Ainsi, la série dévoile avec succès les multiples visages du harcèlement qui fonctionne comme une organisation où chacun à sa place, mais aussi sa propre identité. En effet, dans ce groupe tyrannique, chacun est rongé par un conflit interne (addiction, trahison, adultère…) ou animé par un objectif propre (s’extraire de sa classe sociale, se marier…) ce qui permet de déployer un arc narratif dense et des leviers de vengeance plus importants donnant à la série un rythme dynamique.

Soumis à ces rapports de pouvoir, on trouve aussi les institutions qui échouent à protéger les victimes. Face à la violence subie, Moon Dong-eun choisit de parler. Elle se rend au commissariat et au bureau des professeurs où elle est rejetée par les figures d’autorité qui refusent de s’opposer aux familles puissantes. Les adultes la laissent tomber, nous offrant une triste impression de déjà-vu. Démunie face à la situation, elle choisit alors de quitter l’école et son rêve d’architecture pour commencer à travailler et mettre en place son plan de vengeance qui la fera tenir pendant près de 18 ans.

© Netflix

Lady vengeance

The Glory n’est pas un récit sur la résilience. Moon Dong-eun ne surmontera jamais ses traumatismes. Les marques sur son corps ne disparaissent pas avec le temps, comme les blessures psychologiques qui se réveillent au rythme des crises de panique déclenchées par des stimulations sensorielles la replongeant dans son passé. Ces traumatismes la hantent, la consument et orientent tous ses choix. Moon Dong-eun ne veut pas se reconstruire, elle souhaite se venger sans se salir les mains, usant de stratégie et de manipulation pour aboutir à la mort sociale de son ennemie. Un coup fatal dans un pays où l’apparence, le conformisme et la bonne réputation prévalent sur le reste.

C’est ce qui rend le récit et le genre de la vengeance particulièrement jouissif. Dans un monde de développement personnel où il s’agit d’être la meilleure version de soi-même, cela fait du bien de voir les auteurs de crimes payer le prix de leurs actions. Ici, le choix d’exécuter la vengeance comme un jeu de go (sorte de jeu d’échecs chinois populaire en Corée) qui consiste à créer des territoires en isolant ceux de l’adversaire plutôt que par la violence pure à la Kill Bill rend la série plus engageante en termes d’intrigue. Mais pour voir sa protagoniste triompher, le scénario tombe cependant dans quelques facilités.

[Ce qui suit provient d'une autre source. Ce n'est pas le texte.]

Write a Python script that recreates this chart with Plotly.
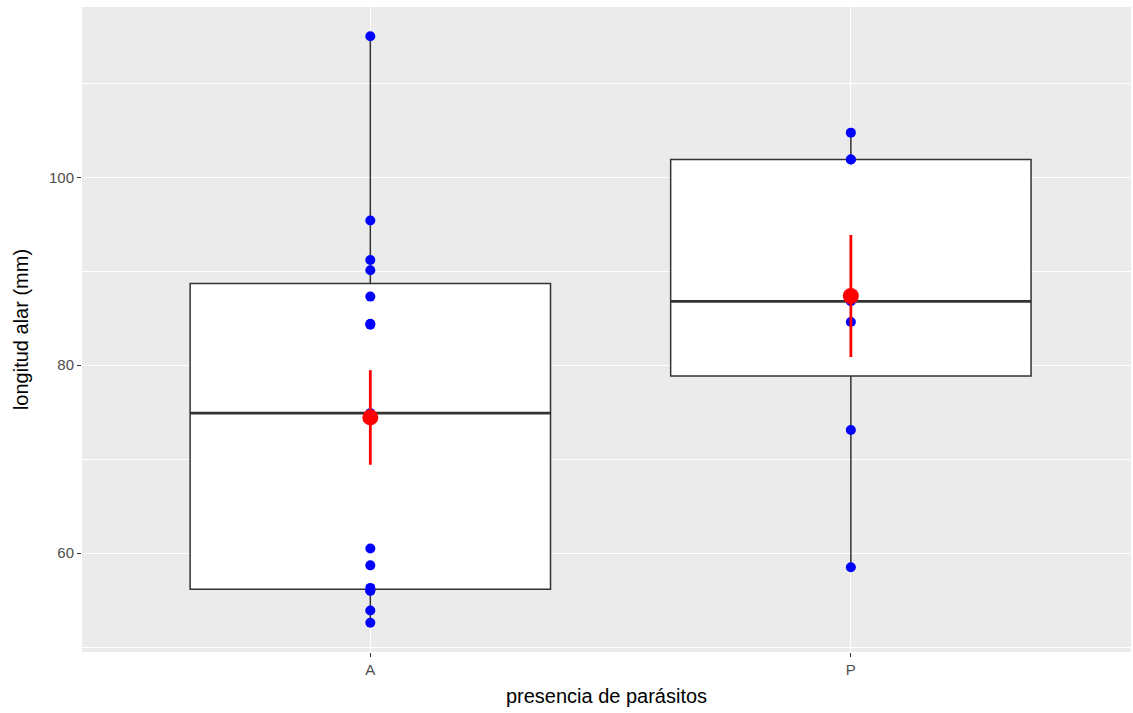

Afin de faire avancer ce récit complexe, les auteurs misent sur des coïncidences ou des incohérences — une femme de ménage aux skills d’espionne digne du FBI qui vient en aide à la protagoniste — rendant l’évolution de certaines intrigues peu crédibles. The Glory reste un récit cathartique complexe qui nous happe et a le mérite de mettre en lumière les ficelles du harcèlement scolaire et ses ravages sur le long terme. Il nous rappelle aussi que la vengeance est bel et bien un plat qui se mange froid.

La première saison de The Glory est disponible sur Netflix.